Work required » Track down every line below that holds "React" and copy it.

Information provided »
-.-.-

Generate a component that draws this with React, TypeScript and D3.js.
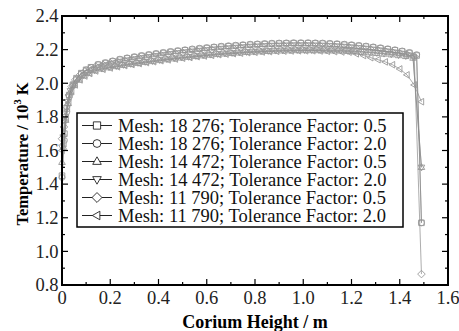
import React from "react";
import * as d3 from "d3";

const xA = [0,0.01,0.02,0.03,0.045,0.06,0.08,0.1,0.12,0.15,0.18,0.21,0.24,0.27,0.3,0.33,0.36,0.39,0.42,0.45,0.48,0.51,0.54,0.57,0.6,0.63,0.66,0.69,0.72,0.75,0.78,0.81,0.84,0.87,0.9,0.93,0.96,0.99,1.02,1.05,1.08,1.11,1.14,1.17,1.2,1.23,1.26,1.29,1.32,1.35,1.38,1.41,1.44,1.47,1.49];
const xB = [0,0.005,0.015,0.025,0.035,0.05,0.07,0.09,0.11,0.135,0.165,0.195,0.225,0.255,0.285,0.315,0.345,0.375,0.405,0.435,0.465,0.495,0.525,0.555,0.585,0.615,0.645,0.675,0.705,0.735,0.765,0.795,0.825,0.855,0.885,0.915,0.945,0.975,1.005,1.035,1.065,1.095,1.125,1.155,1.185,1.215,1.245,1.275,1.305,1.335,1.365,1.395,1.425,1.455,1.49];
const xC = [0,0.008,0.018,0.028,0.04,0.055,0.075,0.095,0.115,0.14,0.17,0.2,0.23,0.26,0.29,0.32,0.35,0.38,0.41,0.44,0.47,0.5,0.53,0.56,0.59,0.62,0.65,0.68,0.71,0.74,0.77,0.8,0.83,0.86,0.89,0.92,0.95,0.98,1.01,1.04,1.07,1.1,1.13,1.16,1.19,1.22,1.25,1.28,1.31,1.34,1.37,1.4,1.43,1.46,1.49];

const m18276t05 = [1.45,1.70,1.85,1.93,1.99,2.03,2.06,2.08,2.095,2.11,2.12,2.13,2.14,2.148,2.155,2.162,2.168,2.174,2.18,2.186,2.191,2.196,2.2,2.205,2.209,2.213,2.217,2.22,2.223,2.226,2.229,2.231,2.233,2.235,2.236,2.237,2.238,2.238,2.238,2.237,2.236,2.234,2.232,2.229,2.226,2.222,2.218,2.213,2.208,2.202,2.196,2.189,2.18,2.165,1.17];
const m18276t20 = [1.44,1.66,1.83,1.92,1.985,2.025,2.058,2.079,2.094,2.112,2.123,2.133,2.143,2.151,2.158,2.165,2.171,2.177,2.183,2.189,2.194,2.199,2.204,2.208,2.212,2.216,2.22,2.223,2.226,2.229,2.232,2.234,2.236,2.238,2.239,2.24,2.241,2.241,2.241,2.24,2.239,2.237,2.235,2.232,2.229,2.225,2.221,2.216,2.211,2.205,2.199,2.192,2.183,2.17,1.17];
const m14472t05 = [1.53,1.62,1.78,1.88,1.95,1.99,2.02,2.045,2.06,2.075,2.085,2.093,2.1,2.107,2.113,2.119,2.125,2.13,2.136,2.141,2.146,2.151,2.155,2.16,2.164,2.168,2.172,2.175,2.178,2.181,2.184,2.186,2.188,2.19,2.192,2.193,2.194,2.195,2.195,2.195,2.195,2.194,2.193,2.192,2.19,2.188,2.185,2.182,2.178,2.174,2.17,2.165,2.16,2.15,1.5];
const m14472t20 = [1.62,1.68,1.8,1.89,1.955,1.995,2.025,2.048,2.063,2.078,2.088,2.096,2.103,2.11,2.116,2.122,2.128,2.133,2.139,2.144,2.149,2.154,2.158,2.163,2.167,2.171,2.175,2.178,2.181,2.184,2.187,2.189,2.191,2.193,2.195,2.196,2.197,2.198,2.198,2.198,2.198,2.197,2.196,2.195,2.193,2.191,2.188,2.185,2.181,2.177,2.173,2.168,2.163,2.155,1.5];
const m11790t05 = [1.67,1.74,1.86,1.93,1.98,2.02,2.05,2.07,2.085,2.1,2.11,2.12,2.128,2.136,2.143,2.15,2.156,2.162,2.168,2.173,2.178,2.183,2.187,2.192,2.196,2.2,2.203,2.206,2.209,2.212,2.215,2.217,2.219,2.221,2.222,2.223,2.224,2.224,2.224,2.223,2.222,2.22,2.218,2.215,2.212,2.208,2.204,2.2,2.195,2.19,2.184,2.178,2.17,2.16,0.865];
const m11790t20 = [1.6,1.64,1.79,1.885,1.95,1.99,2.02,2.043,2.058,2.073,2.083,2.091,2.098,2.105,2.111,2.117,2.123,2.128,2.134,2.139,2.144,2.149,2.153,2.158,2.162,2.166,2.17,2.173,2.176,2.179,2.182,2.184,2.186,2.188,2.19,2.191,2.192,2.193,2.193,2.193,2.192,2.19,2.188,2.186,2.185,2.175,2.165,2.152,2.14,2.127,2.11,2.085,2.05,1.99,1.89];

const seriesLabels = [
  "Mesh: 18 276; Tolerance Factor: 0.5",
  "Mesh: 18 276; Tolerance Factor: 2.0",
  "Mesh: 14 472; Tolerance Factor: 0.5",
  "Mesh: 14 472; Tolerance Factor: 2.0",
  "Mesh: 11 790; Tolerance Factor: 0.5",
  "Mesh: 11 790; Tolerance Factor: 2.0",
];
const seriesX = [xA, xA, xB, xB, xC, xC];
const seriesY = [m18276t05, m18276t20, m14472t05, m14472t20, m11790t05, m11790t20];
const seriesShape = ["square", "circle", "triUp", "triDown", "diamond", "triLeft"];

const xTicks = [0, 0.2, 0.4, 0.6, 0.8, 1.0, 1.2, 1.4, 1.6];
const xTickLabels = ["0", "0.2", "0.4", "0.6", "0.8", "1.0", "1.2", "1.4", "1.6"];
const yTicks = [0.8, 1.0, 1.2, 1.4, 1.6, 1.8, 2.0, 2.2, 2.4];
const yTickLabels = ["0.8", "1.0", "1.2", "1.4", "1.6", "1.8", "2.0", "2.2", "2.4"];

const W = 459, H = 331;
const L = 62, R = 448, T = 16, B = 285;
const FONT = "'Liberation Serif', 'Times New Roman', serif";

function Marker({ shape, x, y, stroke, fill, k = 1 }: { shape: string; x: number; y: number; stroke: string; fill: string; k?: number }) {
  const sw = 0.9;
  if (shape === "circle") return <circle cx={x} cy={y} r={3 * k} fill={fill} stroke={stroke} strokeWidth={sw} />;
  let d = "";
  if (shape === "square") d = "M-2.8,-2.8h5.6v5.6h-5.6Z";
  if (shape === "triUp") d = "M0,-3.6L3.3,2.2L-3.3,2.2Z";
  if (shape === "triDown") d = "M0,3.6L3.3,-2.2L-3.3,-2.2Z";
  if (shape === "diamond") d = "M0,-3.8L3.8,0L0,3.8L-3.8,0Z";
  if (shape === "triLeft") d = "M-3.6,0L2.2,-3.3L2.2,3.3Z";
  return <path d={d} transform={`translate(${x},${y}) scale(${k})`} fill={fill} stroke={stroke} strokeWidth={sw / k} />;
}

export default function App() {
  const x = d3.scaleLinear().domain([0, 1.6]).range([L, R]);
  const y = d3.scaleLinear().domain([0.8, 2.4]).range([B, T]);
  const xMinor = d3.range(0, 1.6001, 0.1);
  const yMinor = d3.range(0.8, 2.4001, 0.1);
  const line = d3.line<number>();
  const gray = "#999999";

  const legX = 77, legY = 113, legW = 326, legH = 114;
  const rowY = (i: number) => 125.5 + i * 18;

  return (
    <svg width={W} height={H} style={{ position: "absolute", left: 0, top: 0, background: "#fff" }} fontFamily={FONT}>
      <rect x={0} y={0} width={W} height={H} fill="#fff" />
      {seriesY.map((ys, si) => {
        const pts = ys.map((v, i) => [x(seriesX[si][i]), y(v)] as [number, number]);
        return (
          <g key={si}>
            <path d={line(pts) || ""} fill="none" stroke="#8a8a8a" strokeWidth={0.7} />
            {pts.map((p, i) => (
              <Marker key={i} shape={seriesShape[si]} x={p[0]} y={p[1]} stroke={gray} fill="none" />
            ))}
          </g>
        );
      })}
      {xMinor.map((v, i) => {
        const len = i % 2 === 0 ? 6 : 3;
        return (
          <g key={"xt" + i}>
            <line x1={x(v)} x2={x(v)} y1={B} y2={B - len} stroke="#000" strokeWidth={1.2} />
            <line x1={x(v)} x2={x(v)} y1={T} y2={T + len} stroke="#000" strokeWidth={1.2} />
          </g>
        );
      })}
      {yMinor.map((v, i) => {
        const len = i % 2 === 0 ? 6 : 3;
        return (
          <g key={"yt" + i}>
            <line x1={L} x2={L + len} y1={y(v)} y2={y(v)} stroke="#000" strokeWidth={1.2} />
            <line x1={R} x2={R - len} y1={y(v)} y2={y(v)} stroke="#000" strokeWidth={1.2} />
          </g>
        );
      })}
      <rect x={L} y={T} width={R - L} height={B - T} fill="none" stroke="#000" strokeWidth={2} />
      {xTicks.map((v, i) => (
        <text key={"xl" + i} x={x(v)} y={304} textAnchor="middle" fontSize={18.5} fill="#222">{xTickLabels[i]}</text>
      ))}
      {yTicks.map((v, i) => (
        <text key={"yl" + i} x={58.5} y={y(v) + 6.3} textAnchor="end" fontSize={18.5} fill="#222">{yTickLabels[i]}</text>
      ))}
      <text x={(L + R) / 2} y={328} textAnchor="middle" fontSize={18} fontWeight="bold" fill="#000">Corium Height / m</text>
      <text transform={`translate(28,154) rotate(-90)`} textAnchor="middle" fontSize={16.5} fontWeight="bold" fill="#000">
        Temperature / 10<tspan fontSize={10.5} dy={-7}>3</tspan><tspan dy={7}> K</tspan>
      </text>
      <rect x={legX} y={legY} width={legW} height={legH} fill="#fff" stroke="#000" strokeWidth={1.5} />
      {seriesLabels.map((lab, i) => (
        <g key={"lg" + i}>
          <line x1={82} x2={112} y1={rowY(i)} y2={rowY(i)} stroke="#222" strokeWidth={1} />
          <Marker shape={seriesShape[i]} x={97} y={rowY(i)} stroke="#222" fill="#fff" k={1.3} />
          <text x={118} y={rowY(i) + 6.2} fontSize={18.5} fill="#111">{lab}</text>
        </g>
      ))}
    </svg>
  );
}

-.-.-

Response for this exercise »
Generate a component that draws this with React, TypeScript and D3.js.
import React from "react";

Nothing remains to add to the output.